>> Start

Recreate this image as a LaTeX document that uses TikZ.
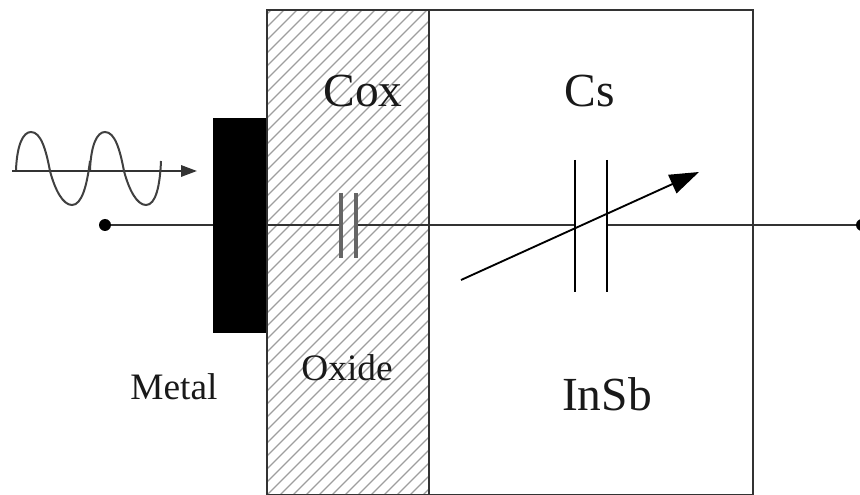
\documentclass[tikz,border=0pt]{standalone}
\usepackage{fontspec}
\setmainfont{Liberation Serif}
\usetikzlibrary{arrows.meta}
\tikzset{
  wire/.style={line width=1.6pt,draw=black!80},
  border/.style={line width=1.4pt,draw=black!80},
  plate/.style={line width=1.3pt,draw=black},
  oxplate/.style={line width=2.8pt,draw=black!60},
  dotn/.style={circle,fill=black,inner sep=0pt,minimum size=9pt},
  big/.style={anchor=base,inner sep=0pt,text=black!90,font=\fontsize{35.6}{40}\selectfont},
  small/.style={anchor=base,inner sep=0pt,text=black!90,font=\fontsize{28}{32}\selectfont},
  hatch/.style={line width=1pt,draw=black!38},
}
\begin{document}
\begin{tikzpicture}[x=0.75pt,y=-0.75pt]
\useasboundingbox (0,0) rectangle (860,495);
% coordinates
\coordinate (tl) at (267,10); \coordinate (tm) at (429,10); \coordinate (tr) at (753,10);
\coordinate (bl) at (267,495); \coordinate (bm) at (429,495); \coordinate (br) at (753,495);
% hatching
\begin{scope}
\clip (tl) rectangle (bm);
\foreach \i in {0,...,56} {
  \draw[hatch] (-250+13*\i,505) -- ++(520,-520);
}
\end{scope}
% terminals
\node[dotn] (dl) at (105,225) {};
\node[dotn] (dr) at (862,225) {};
% capacitor Cox
\coordinate (ca) at (341,225); \coordinate (cb) at (356,225);
\coordinate (sa) at (575,225); \coordinate (sb) at (607,225);
\draw[wire] (dl) -- (ca);
\draw[wire] (cb) -- (sa);
\draw[wire] (sb) -- (dr);
% metal
\fill[black] (213,118) rectangle (267,333);
% boxes
\draw[border] (bl) -- (tl) -- (tr) -- (br);
\draw[border] (tm) -- (bm);
\draw[border,line width=0.9pt] (bl) -- (br);
\draw[oxplate] (341,193) -- (341,258);
\draw[oxplate] (356,193) -- (356,258);
% capacitor Cs
\draw[plate] (575,160) -- (575,292);
\draw[plate] (607,160) -- (607,292);
% variable arrow
\coordinate (va) at (461,280); \coordinate (vb) at (699,172);
\draw[line width=1.4pt,-{Triangle[length=22pt,width=15pt]}] (va) -- (vb);
% wave
\coordinate (wa) at (12,171); \coordinate (wb) at (197,171);
\draw[line width=1.6pt,draw=black!80,-{Triangle[length=12pt,width=8.5pt]}] (wa) -- (wb);
\draw[line width=1.5pt,draw=black!75]
  (16,170) .. controls (17,145) and (23,132) .. (31,132)
  .. controls (41,132) and (46,150) .. (50,171)
  .. controls (55,190) and (63,205) .. (72,205)
  .. controls (82,205) and (87,185) .. (90,161);
\draw[line width=1.5pt,draw=black!75]
  (90,170) .. controls (91,145) and (97,132) .. (105,132)
  .. controls (115,132) and (120,150) .. (124,171)
  .. controls (129,190) and (137,205) .. (146,205)
  .. controls (156,205) and (160,185) .. (161,161);
% labels
\node[big] (cox) at (363,107) {Cox};
\node[big] (cs) at (590,107) {Cs};
\node[big] (insb) at (607,410) {InSb};
\node[small] (ox) at (347,380) {Oxide};
\node[small] (me) at (174,399) {Metal};
\end{tikzpicture}
\end{document}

>> End

— REQUEST —
Do not copy the pictures, but repeat every line exactly.

— WRITTEN REPLY —
Recreate this image as a LaTeX document that uses TikZ.
\documentclass[tikz,border=0pt]{standalone}
\usepackage{fontspec}
\setmainfont{Liberation Serif}
\usetikzlibrary{arrows.meta}
\tikzset{
  wire/.style={line width=1.6pt,draw=black!80},
  border/.style={line width=1.4pt,draw=black!80},
  plate/.style={line width=1.3pt,draw=black},
  oxplate/.style={line width=2.8pt,draw=black!60},
  dotn/.style={circle,fill=black,inner sep=0pt,minimum size=9pt},
  big/.style={anchor=base,inner sep=0pt,text=black!90,font=\fontsize{35.6}{40}\selectfont},
  small/.style={anchor=base,inner sep=0pt,text=black!90,font=\fontsize{28}{32}\selectfont},
  hatch/.style={line width=1pt,draw=black!38},
}
\begin{document}
\begin{tikzpicture}[x=0.75pt,y=-0.75pt]
\useasboundingbox (0,0) rectangle (860,495);
% coordinates
\coordinate (tl) at (267,10); \coordinate (tm) at (429,10); \coordinate (tr) at (753,10);
\coordinate (bl) at (267,495); \coordinate (bm) at (429,495); \coordinate (br) at (753,495);
% hatching
\begin{scope}
\clip (tl) rectangle (bm);
\foreach \i in {0,...,56} {
  \draw[hatch] (-250+13*\i,505) -- ++(520,-520);
}
\end{scope}
% terminals
\node[dotn] (dl) at (105,225) {};
\node[dotn] (dr) at (862,225) {};
% capacitor Cox
\coordinate (ca) at (341,225); \coordinate (cb) at (356,225);
\coordinate (sa) at (575,225); \coordinate (sb) at (607,225);
\draw[wire] (dl) -- (ca);
\draw[wire] (cb) -- (sa);
\draw[wire] (sb) -- (dr);
% metal
\fill[black] (213,118) rectangle (267,333);
% boxes
\draw[border] (bl) -- (tl) -- (tr) -- (br);
\draw[border] (tm) -- (bm);
\draw[border,line width=0.9pt] (bl) -- (br);
\draw[oxplate] (341,193) -- (341,258);
\draw[oxplate] (356,193) -- (356,258);
% capacitor Cs
\draw[plate] (575,160) -- (575,292);
\draw[plate] (607,160) -- (607,292);
% variable arrow
\coordinate (va) at (461,280); \coordinate (vb) at (699,172);
\draw[line width=1.4pt,-{Triangle[length=22pt,width=15pt]}] (va) -- (vb);
% wave
\coordinate (wa) at (12,171); \coordinate (wb) at (197,171);
\draw[line width=1.6pt,draw=black!80,-{Triangle[length=12pt,width=8.5pt]}] (wa) -- (wb);
\draw[line width=1.5pt,draw=black!75]
  (16,170) .. controls (17,145) and (23,132) .. (31,132)
  .. controls (41,132) and (46,150) .. (50,171)
  .. controls (55,190) and (63,205) .. (72,205)
  .. controls (82,205) and (87,185) .. (90,161);
\draw[line width=1.5pt,draw=black!75]
  (90,170) .. controls (91,145) and (97,132) .. (105,132)
  .. controls (115,132) and (120,150) .. (124,171)
  .. controls (129,190) and (137,205) .. (146,205)
  .. controls (156,205) and (160,185) .. (161,161);
% labels
\node[big] (cox) at (363,107) {Cox};
\node[big] (cs) at (590,107) {Cs};
\node[big] (insb) at (607,410) {InSb};
\node[small] (ox) at (347,380) {Oxide};
\node[small] (me) at (174,399) {Metal};
\end{tikzpicture}
\end{document}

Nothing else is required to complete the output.